--- Data lines ---
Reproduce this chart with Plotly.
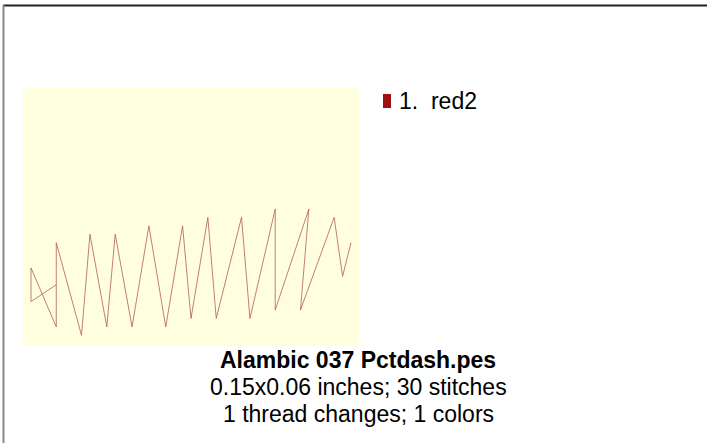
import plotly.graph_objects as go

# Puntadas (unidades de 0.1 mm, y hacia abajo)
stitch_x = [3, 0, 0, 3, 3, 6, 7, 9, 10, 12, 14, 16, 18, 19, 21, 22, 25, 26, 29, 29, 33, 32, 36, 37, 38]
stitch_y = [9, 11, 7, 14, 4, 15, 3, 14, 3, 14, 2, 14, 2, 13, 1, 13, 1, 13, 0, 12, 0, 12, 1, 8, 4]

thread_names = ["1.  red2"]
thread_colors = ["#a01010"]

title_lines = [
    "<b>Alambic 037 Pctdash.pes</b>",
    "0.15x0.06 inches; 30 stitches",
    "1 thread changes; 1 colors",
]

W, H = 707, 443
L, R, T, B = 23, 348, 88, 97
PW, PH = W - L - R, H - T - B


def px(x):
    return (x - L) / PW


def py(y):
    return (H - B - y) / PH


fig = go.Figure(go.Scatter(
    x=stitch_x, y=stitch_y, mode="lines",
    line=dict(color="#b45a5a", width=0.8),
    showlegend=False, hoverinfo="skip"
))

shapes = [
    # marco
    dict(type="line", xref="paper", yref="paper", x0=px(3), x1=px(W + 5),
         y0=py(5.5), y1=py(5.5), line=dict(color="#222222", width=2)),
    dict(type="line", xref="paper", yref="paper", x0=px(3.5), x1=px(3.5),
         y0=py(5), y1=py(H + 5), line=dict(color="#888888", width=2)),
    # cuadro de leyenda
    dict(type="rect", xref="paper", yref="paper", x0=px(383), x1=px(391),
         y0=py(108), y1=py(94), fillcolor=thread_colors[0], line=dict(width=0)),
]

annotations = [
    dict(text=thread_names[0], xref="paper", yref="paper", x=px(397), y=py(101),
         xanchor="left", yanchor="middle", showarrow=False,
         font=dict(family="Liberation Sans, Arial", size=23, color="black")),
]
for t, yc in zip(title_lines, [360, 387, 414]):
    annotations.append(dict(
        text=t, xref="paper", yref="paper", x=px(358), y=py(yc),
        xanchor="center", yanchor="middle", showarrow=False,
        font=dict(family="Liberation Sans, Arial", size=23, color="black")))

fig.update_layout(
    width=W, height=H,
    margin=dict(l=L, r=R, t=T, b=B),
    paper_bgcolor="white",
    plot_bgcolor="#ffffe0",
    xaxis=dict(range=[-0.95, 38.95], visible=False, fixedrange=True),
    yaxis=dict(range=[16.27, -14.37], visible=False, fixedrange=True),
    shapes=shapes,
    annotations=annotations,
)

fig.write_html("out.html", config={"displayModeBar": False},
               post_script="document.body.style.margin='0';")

--- Set problem ---
Restate the whole listing above exactly, please, omitting every image.

--- Result below ---
Reproduce this chart with Plotly.
import plotly.graph_objects as go

# Puntadas (unidades de 0.1 mm, y hacia abajo)
stitch_x = [3, 0, 0, 3, 3, 6, 7, 9, 10, 12, 14, 16, 18, 19, 21, 22, 25, 26, 29, 29, 33, 32, 36, 37, 38]
stitch_y = [9, 11, 7, 14, 4, 15, 3, 14, 3, 14, 2, 14, 2, 13, 1, 13, 1, 13, 0, 12, 0, 12, 1, 8, 4]

thread_names = ["1.  red2"]
thread_colors = ["#a01010"]

title_lines = [
    "<b>Alambic 037 Pctdash.pes</b>",
    "0.15x0.06 inches; 30 stitches",
    "1 thread changes; 1 colors",
]

W, H = 707, 443
L, R, T, B = 23, 348, 88, 97
PW, PH = W - L - R, H - T - B


def px(x):
    return (x - L) / PW


def py(y):
    return (H - B - y) / PH


fig = go.Figure(go.Scatter(
    x=stitch_x, y=stitch_y, mode="lines",
    line=dict(color="#b45a5a", width=0.8),
    showlegend=False, hoverinfo="skip"
))

shapes = [
    # marco
    dict(type="line", xref="paper", yref="paper", x0=px(3), x1=px(W + 5),
         y0=py(5.5), y1=py(5.5), line=dict(color="#222222", width=2)),
    dict(type="line", xref="paper", yref="paper", x0=px(3.5), x1=px(3.5),
         y0=py(5), y1=py(H + 5), line=dict(color="#888888", width=2)),
    # cuadro de leyenda
    dict(type="rect", xref="paper", yref="paper", x0=px(383), x1=px(391),
         y0=py(108), y1=py(94), fillcolor=thread_colors[0], line=dict(width=0)),
]

annotations = [
    dict(text=thread_names[0], xref="paper", yref="paper", x=px(397), y=py(101),
         xanchor="left", yanchor="middle", showarrow=False,
         font=dict(family="Liberation Sans, Arial", size=23, color="black")),
]
for t, yc in zip(title_lines, [360, 387, 414]):
    annotations.append(dict(
        text=t, xref="paper", yref="paper", x=px(358), y=py(yc),
        xanchor="center", yanchor="middle", showarrow=False,
        font=dict(family="Liberation Sans, Arial", size=23, color="black")))

fig.update_layout(
    width=W, height=H,
    margin=dict(l=L, r=R, t=T, b=B),
    paper_bgcolor="white",
    plot_bgcolor="#ffffe0",
    xaxis=dict(range=[-0.95, 38.95], visible=False, fixedrange=True),
    yaxis=dict(range=[16.27, -14.37], visible=False, fixedrange=True),
    shapes=shapes,
    annotations=annotations,
)

fig.write_html("out.html", config={"displayModeBar": False},
               post_script="document.body.style.margin='0';")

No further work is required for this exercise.